Proof required for following Theorem:
Let $X$ and $Y$ to be two spaces, each with two topologies, $\tau_1 , \tau_2$ and $\sigma_1 , \sigma_2 $ respectively. Suppose that $f : (X,\tau_1) \rightarrow (Y,\sigma_1)$ is a map from $X$ to $Y$ that is continuous with respect to the indicated topologies. Based on this prove that the following two statements are true:
(i) the title,
(ii) If $\sigma_2$ is coarser than $\sigma_1$, then $f : (X,\tau_1)\rightarrow (Y,\sigma_2)$ is continuous.
Definition of finer/coarser topologies:
Let $A$ be a set. Let $\tau$ and $\sigma$ be two topologies on $A$. Then $\tau$ is finer than $\sigma$ - and that $\sigma$ is coarser than $\tau$ - if $\sigma \subseteq \tau$.
General definition of continuity:
A function $f: X \rightarrow Y$ is continuous at $x\in X$ if for each neighbourhood $W$ of $f(x)$ there exists a neightbourhood $V$ of $x$ such that $f(V) \subseteq W$. We say that $f$ is continuous on $X$ if it is continuous at every $x \in X$.
WORKING
The map $f : (X,\tau_1) \rightarrow (Y,\sigma_1)$ is continuous $\iff$ $\forall x\in X$ and each neighbourhood $W$ of $f(x)$, the pre-image of $f^{-1}(W)$ is a neighbourhood of $x$.
How do I use this information to formulate the proof?
You better handle this leaving out elements of $X$ and their neighborhoods.
$f:(X,\tau_1)\to (Y,\sigma_1)$ continuous means exactly that: $$\{f^{-1}(U)\mid U\in\sigma_1)\}\subseteq\tau_1\tag1$$
$\tau_2$ finer than $\tau_1$ means exactly that $\tau_1\subseteq\tau_2$ and if that is the case we find on base of $(1)$ that:$$\{f^{-1}(U)\mid U\in\sigma_1)\}\subseteq\tau_2$$which means exactly that $f:(X,\tau_2)\to (Y,\sigma_1)$ is continuous.

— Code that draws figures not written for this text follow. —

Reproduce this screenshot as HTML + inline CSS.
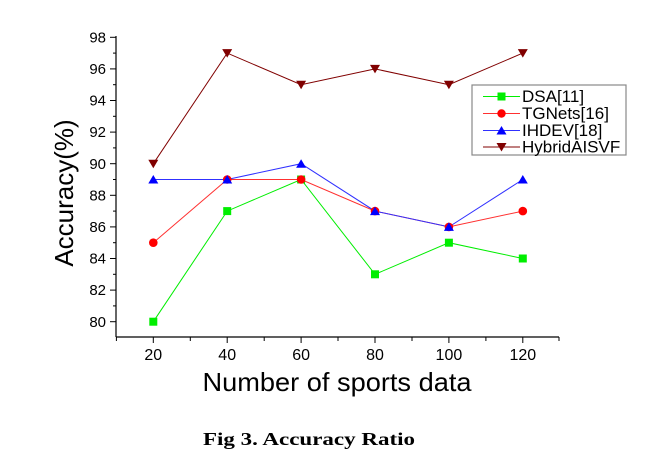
<!DOCTYPE html>
<html><head><meta charset="utf-8"><style>body{margin:0;background:#fff}svg{display:block}</style></head>
<body>
<svg width="650" height="460" xmlns="http://www.w3.org/2000/svg" font-family="Liberation Sans, Arial, sans-serif">
<rect width="650" height="460" fill="#fff"/>
<g stroke="#000" stroke-width="1.2" fill="none">
<line x1="116" y1="36" x2="116" y2="337"/>
<line x1="116" y1="337" x2="559" y2="337"/>
</g>
<g stroke="#000" stroke-width="1">
<line x1="110" y1="37.3" x2="116" y2="37.3"/><line x1="110" y1="68.9" x2="116" y2="68.9"/><line x1="110" y1="100.5" x2="116" y2="100.5"/><line x1="110" y1="132.1" x2="116" y2="132.1"/><line x1="110" y1="163.7" x2="116" y2="163.7"/><line x1="110" y1="195.3" x2="116" y2="195.3"/><line x1="110" y1="226.9" x2="116" y2="226.9"/><line x1="110" y1="258.5" x2="116" y2="258.5"/><line x1="110" y1="290.1" x2="116" y2="290.1"/><line x1="110" y1="321.7" x2="116" y2="321.7"/>
<line x1="113" y1="53.1" x2="116" y2="53.1"/><line x1="113" y1="84.7" x2="116" y2="84.7"/><line x1="113" y1="116.3" x2="116" y2="116.3"/><line x1="113" y1="147.9" x2="116" y2="147.9"/><line x1="113" y1="179.5" x2="116" y2="179.5"/><line x1="113" y1="211.1" x2="116" y2="211.1"/><line x1="113" y1="242.7" x2="116" y2="242.7"/><line x1="113" y1="274.3" x2="116" y2="274.3"/><line x1="113" y1="305.9" x2="116" y2="305.9"/>
<line x1="153.3" y1="337" x2="153.3" y2="343"/><line x1="227.2" y1="337" x2="227.2" y2="343"/><line x1="301.1" y1="337" x2="301.1" y2="343"/><line x1="375" y1="337" x2="375" y2="343"/><line x1="448.9" y1="337" x2="448.9" y2="343"/><line x1="522.8" y1="337" x2="522.8" y2="343"/>
<line x1="116.4" y1="337" x2="116.4" y2="341"/><line x1="190.3" y1="337" x2="190.3" y2="341"/><line x1="264.2" y1="337" x2="264.2" y2="341"/><line x1="338" y1="337" x2="338" y2="341"/><line x1="412" y1="337" x2="412" y2="341"/><line x1="485.9" y1="337" x2="485.9" y2="341"/><line x1="559" y1="337" x2="559" y2="341"/>
</g>
<g font-size="15" text-anchor="end" fill="#000">
<text x="106" y="42.5">98</text><text x="106" y="74">96</text><text x="106" y="105.5">94</text><text x="106" y="137">92</text><text x="106" y="169">90</text><text x="106" y="200.5">88</text><text x="106" y="232">86</text><text x="106" y="263.5">84</text><text x="106" y="295">82</text><text x="106" y="327">80</text>
</g>
<g font-size="16" text-anchor="middle" fill="#000">
<text x="153.3" y="360">20</text><text x="227.2" y="360">40</text><text x="301.1" y="360">60</text><text x="375" y="360">80</text><text x="448.9" y="360">100</text><text x="522.8" y="360">120</text>
</g>
<text x="0" y="0" transform="translate(73,193) rotate(-90)" font-size="26" text-anchor="middle">Accuracy(%)</text>
<text x="337" y="391" font-size="26" text-anchor="middle" textLength="269" lengthAdjust="spacingAndGlyphs">Number of sports data</text>
<text x="203" y="445" font-size="18" font-weight="bold" font-family="Liberation Serif, serif" textLength="212" lengthAdjust="spacingAndGlyphs">Fig 3. Accuracy Ratio</text>
<polyline fill="none" stroke="#00ee00" stroke-width="1" points="153.3,321.7 227.2,211.1 301.1,179.5 375,274.3 448.9,242.7 522.8,258.5"/>
<polyline fill="none" stroke="#ff3030" stroke-width="1" points="153.3,242.7 227.2,179.5 301.1,179.5 375,211.1 448.9,226.9 522.8,211.1"/>
<polyline fill="none" stroke="#3030ff" stroke-width="1" points="153.3,179.5 227.2,179.5 301.1,163.7 375,211.1 448.9,226.9 522.8,179.5"/>
<polyline fill="none" stroke="#800000" stroke-width="1" points="153.3,163.7 227.2,53.1 301.1,84.7 375,68.9 448.9,84.7 522.8,53.1"/>
<g fill="#00ee00">
<rect x="149.3" y="317.7" width="8" height="8"/><rect x="223.2" y="207.1" width="8" height="8"/><rect x="297.1" y="175.5" width="8" height="8"/><rect x="371" y="270.3" width="8" height="8"/><rect x="444.9" y="238.7" width="8" height="8"/><rect x="518.8" y="254.5" width="8" height="8"/>
</g>
<g fill="#ff0000">
<circle cx="153.3" cy="242.7" r="4.3"/><circle cx="227.2" cy="179.5" r="4.3"/><circle cx="301.1" cy="179.5" r="4.3"/><circle cx="375" cy="211.1" r="4.3"/><circle cx="448.9" cy="226.9" r="4.3"/><circle cx="522.8" cy="211.1" r="4.3"/>
</g>
<g fill="#0000ff">
<path d="M153.3,175 l5,8.5 h-10z"/><path d="M227.2,175 l5,8.5 h-10z"/><path d="M301.1,159.2 l5,8.5 h-10z"/><path d="M375,206.6 l5,8.5 h-10z"/><path d="M448.9,222.4 l5,8.5 h-10z"/><path d="M522.8,175 l5,8.5 h-10z"/>
</g>
<g fill="#800000">
<path d="M153.3,168.2 l5,-8.5 h-10z"/><path d="M227.2,57.6 l5,-8.5 h-10z"/><path d="M301.1,89.2 l5,-8.5 h-10z"/><path d="M375,73.4 l5,-8.5 h-10z"/><path d="M448.9,89.2 l5,-8.5 h-10z"/><path d="M522.8,57.6 l5,-8.5 h-10z"/>
</g>
<rect x="472" y="85" width="154" height="70" fill="#fff" stroke="#888" stroke-width="1.2"/>
<line x1="483" y1="96.5" x2="520" y2="96.5" stroke="#00ee00"/><rect x="497.5" y="92.5" width="8" height="8" fill="#00ee00"/>
<line x1="483" y1="113.5" x2="520" y2="113.5" stroke="#ff3030"/><circle cx="501.5" cy="113.5" r="4.2" fill="#f00"/>
<line x1="483" y1="130.5" x2="520" y2="130.5" stroke="#3030ff"/><path d="M501.5,126 l5,8.5 h-10z" fill="#00f"/>
<line x1="483" y1="147" x2="520" y2="147" stroke="#800000"/><path d="M501.5,151.5 l5,-8.5 h-10z" fill="#800000"/>
<g font-size="17" fill="#000">
<text x="522" y="102">DSA[11]</text><text x="522" y="119">TGNets[16]</text><text x="522" y="136">IHDEV[18]</text><text x="522" y="152.5">HybridAISVF</text>
</g>
</svg>
</body></html>
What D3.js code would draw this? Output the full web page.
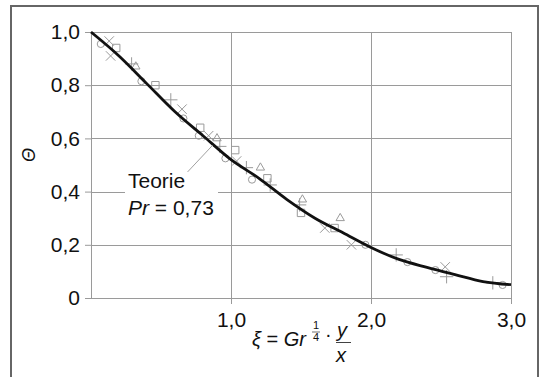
<!DOCTYPE html>
<html>
<head>
<meta charset="utf-8">
<script src="https://cdn.jsdelivr.net/npm/d3@7"></script>
<style>
  body { margin: 0; background: #fff; }
  svg text { font-family: "Liberation Sans", Arial, sans-serif; fill: #111; }
</style>
</head>
<body>
<div class="chart"></div>
<script>
// theory curve, Pr = 0.73
const theoryXi = [0, 0.2, 0.4, 0.6, 0.8, 1.0, 1.2, 1.4, 1.6, 1.8, 2.0, 2.2, 2.4, 2.6, 2.8, 3.0];
const theoryTheta = [1.0, 0.91, 0.805, 0.70, 0.61, 0.52, 0.45, 0.37, 0.30, 0.245, 0.19, 0.145, 0.115, 0.088, 0.062, 0.05];

// measured points, one list per marker type
const circleXi = [0.07, 0.36, 0.66, 0.77, 0.96, 1.15, 1.96, 2.26, 2.46, 2.94];
const circleTheta = [0.955, 0.815, 0.675, 0.61, 0.525, 0.445, 0.20, 0.135, 0.105, 0.049];
const timesXi = [0.13, 0.14, 0.65, 0.84, 1.04, 1.67, 1.86, 2.53];
const timesTheta = [0.966, 0.91, 0.71, 0.61, 0.515, 0.263, 0.20, 0.117];
const squareXi = [0.18, 0.46, 0.78, 1.03, 1.26, 1.50, 1.74];
const squareTheta = [0.94, 0.80, 0.64, 0.556, 0.45, 0.32, 0.263];
const triangleXi = [0.32, 0.90, 1.21, 1.51, 1.78];
const triangleTheta = [0.87, 0.60, 0.49, 0.37, 0.30];
const plusXi = [0.29, 0.57, 0.92, 1.11, 1.28, 1.49, 2.18, 2.54, 2.87];
const plusTheta = [0.88, 0.745, 0.57, 0.49, 0.425, 0.35, 0.162, 0.08, 0.057];

const yTicks = [0, 0.2, 0.4, 0.6, 0.8, 1.0];
const yTickLabels = ['0', '0,2', '0,4', '0,6', '0,8', '1,0'];
const xTicks = [1, 2, 3];
const xTickLabels = ['1,0', '2,0', '3,0'];

const W = 545, H = 377;
const svg = d3.select('.chart').append('svg').attr('width', W).attr('height', H);

// outer frame
svg.append('rect')
  .attr('x', 11).attr('y', 6).attr('width', 527).attr('height', 400)
  .attr('fill', 'none').attr('stroke', '#666').attr('stroke-width', 2);

const x = d3.scaleLinear([0, 3], [91, 511]);
const y = d3.scaleLinear([0, 1], [298, 32]);

const grid = svg.append('g').attr('stroke', '#9a9a9a').attr('stroke-width', 1).attr('shape-rendering', 'crispEdges');
grid.selectAll('.hg').data(yTicks).enter().append('line')
  .attr('x1', x(0)).attr('x2', x(3))
  .attr('y1', (d) => Math.round(y(d)) + 0.5).attr('y2', (d) => Math.round(y(d)) + 0.5);
grid.selectAll('.vg').data([0].concat(xTicks)).enter().append('line')
  .attr('y1', y(0)).attr('y2', y(1))
  .attr('x1', (d) => Math.round(x(d)) + 0.5).attr('x2', (d) => Math.round(x(d)) + 0.5);

// axes (ticks outward, labels with comma decimals)
const yAxis = svg.append('g').attr('transform', `translate(${x(0)},0)`)
  .call(d3.axisLeft(y).tickValues(yTicks).tickSize(6).tickFormat((d, i) => yTickLabels[i]));
const xAxis = svg.append('g').attr('transform', `translate(0,${y(0)})`)
  .call(d3.axisBottom(x).tickValues(xTicks).tickSize(6).tickFormat((d, i) => xTickLabels[i]));
[yAxis, xAxis].forEach((a) => {
  a.select('.domain').remove();
  a.selectAll('line').attr('stroke', '#9a9a9a');
  a.selectAll('text').attr('font-size', 21).attr('font-family', '"Liberation Sans", Arial, sans-serif').attr('fill', '#111');
});
yAxis.selectAll('text').attr('x', -11);
xAxis.selectAll('text').attr('y', 29).attr('dy', 0);

// markers
const mk = svg.append('g').attr('fill', 'none').attr('stroke', '#9a9a9a').attr('stroke-width', 1);
function pts(xs, ys) { return xs.map((v, i) => [v, ys[i]]); }
const symPlus = d3.symbolPlus || d3.symbolCross;
const symTimes = d3.symbolTimes || d3.symbolX;
const sets = [
  { data: pts(circleXi, circleTheta), type: d3.symbolCircle, size: 40 },
  { data: pts(timesXi, timesTheta), type: symTimes, size: 60 },
  { data: pts(squareXi, squareTheta), type: d3.symbolSquare, size: 55 },
  { data: pts(triangleXi, triangleTheta), type: d3.symbolTriangle2 || d3.symbolTriangle, size: 50 },
  { data: pts(plusXi, plusTheta), type: symPlus, size: 60 },
];
sets.forEach((s) => {
  mk.append('g').selectAll('path').data(s.data).enter().append('path')
    .attr('transform', (d) => `translate(${x(d[0])},${y(d[1])})`)
    .attr('d', d3.symbol(s.type, s.size));
});

// theory curve
const line = d3.line().x((d) => x(d[0])).y((d) => y(d[1])).curve(d3.curveMonotoneX);
svg.append('path').datum(pts(theoryXi, theoryTheta))
  .attr('d', line).attr('fill', 'none').attr('stroke', '#111').attr('stroke-width', 2.8);

// annotation
svg.append('line')
  .attr('x1', x(0.69)).attr('y1', y(0.474)).attr('x2', x(0.87)).attr('y2', y(0.575))
  .attr('stroke', '#888').attr('stroke-width', 0.8);
svg.append('rect').attr('x', 125).attr('y', 186).attr('width', 93).attr('height', 14).attr('fill', '#fff');
svg.append('text').attr('x', 128).attr('y', 188).attr('font-size', 21).text('Teorie');
const pr = svg.append('text').attr('x', 128).attr('y', 215).attr('font-size', 21);
pr.append('tspan').attr('font-style', 'italic').text('Pr');
pr.append('tspan').text(' = 0,73');

// y axis title
svg.append('text').attr('transform', 'translate(35,155) rotate(-90)')
  .attr('text-anchor', 'middle').attr('font-size', 18).attr('font-style', 'italic').text('Θ');

// x axis title
const t = svg.append('g').attr('font-size', 20);
const t1 = t.append('text').attr('x', 252).attr('y', 346).attr('font-style', 'italic');
t1.append('tspan').text('ξ');
t1.append('tspan').attr('font-style', 'normal').text(' = ');
t1.append('tspan').text('Gr');
t.append('text').attr('x', 313).attr('y', 329).attr('font-size', 11).text('1');
t.append('line').attr('x1', 312).attr('x2', 320).attr('y1', 332).attr('y2', 332).attr('stroke', '#111').attr('stroke-width', 0.6);
t.append('text').attr('x', 313).attr('y', 341).attr('font-size', 11).text('4');
t.append('text').attr('x', 325).attr('y', 341).text('·');
t.append('text').attr('x', 337).attr('y', 337).attr('font-style', 'italic').text('y');
t.append('line').attr('x1', 336).attr('x2', 351).attr('y1', 342.5).attr('y2', 342.5).attr('stroke', '#111').attr('stroke-width', 0.8);
t.append('text').attr('x', 336).attr('y', 362).attr('font-style', 'italic').text('x');
</script>
</body>
</html>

$\sigma_2$ coarser than $\sigma_1$ means exactly that $\sigma_2\subseteq\sigma_1$ and if that is the case we find on base of $(1)$ that:$$\{f^{-1}(U)\mid U\in\sigma_2)\}\subseteq\tau_1$$which means exactly that $f:(X,\tau_1)\to (Y,\sigma_2)$ is continuous.